The task =>
Where a line in the listing below contains the word "chart", copy that line.

Data for this task =>

↓

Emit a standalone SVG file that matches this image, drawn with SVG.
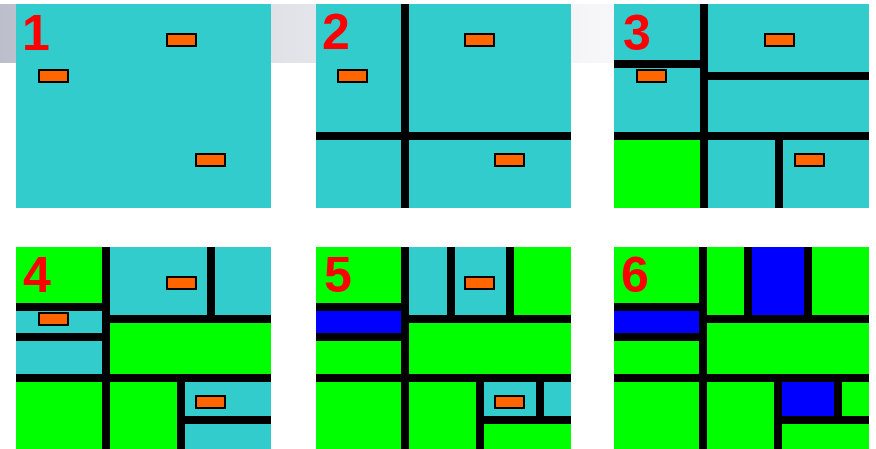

↑
↓

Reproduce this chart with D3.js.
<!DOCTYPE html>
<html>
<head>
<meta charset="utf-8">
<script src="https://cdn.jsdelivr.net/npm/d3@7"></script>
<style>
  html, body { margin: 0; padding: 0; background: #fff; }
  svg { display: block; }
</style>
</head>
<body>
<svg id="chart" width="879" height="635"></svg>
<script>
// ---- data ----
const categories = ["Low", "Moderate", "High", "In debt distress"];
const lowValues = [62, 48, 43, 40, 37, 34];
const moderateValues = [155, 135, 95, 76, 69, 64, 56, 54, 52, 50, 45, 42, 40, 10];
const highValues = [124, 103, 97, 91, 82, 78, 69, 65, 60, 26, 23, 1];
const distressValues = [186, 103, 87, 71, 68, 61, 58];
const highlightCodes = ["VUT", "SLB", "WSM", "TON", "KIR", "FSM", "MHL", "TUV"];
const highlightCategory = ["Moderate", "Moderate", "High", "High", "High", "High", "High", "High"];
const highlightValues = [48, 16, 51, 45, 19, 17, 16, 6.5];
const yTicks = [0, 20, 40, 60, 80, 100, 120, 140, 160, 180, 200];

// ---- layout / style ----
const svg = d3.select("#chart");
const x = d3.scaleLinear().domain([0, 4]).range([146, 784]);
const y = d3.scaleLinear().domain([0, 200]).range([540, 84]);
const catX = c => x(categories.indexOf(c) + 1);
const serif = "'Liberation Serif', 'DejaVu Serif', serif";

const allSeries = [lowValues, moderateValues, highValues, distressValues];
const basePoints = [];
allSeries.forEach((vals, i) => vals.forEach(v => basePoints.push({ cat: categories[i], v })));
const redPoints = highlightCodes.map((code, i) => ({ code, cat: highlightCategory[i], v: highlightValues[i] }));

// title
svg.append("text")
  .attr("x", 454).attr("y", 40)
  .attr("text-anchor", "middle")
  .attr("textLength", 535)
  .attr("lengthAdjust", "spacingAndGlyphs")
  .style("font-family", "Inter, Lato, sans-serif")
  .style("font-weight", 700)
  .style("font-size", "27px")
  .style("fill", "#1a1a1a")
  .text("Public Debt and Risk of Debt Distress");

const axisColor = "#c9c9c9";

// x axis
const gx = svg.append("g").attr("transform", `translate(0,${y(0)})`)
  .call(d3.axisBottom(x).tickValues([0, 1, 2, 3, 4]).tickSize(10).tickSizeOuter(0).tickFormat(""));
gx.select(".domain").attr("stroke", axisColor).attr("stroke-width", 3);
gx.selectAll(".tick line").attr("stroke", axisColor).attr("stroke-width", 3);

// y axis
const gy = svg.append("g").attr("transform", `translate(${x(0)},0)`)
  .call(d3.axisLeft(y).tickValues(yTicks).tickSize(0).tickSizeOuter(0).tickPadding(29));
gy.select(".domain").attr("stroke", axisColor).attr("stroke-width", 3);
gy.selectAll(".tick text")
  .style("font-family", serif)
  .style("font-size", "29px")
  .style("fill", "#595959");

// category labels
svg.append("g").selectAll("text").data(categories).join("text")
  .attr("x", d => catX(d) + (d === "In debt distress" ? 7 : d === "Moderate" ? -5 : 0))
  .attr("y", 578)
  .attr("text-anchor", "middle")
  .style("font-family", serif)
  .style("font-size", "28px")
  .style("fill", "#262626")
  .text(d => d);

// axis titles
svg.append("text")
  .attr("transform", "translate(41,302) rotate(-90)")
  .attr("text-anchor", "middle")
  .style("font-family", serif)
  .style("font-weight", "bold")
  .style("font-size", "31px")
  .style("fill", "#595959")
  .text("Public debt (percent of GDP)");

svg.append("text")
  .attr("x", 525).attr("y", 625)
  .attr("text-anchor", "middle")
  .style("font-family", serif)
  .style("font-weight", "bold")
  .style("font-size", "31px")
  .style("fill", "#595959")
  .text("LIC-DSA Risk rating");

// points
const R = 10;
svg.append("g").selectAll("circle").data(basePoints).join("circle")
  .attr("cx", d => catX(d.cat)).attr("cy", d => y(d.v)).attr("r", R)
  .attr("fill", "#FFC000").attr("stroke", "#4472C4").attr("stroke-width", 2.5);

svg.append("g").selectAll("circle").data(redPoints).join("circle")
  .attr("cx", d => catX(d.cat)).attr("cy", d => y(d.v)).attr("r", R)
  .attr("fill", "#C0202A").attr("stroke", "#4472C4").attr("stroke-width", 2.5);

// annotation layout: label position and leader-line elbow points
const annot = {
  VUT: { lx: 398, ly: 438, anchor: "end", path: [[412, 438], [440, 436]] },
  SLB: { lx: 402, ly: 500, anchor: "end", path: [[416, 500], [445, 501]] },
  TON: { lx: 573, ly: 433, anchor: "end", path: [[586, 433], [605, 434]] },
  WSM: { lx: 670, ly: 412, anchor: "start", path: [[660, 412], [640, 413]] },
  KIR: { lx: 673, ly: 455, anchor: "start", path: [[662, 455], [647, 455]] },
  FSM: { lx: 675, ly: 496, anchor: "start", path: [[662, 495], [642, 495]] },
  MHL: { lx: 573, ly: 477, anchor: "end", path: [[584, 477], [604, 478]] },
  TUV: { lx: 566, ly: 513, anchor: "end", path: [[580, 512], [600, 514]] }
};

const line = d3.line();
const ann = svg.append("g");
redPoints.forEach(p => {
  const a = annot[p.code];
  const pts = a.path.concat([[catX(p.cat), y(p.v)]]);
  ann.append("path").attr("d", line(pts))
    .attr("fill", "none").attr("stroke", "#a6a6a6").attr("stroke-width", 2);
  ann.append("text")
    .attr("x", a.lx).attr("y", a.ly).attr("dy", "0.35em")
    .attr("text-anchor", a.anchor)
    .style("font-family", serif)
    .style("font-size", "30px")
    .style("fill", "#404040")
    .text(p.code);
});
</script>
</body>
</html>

↑

Complete output =>
Reproduce this chart with D3.js.
<svg id="chart" width="879" height="635"></svg>
const svg = d3.select("#chart");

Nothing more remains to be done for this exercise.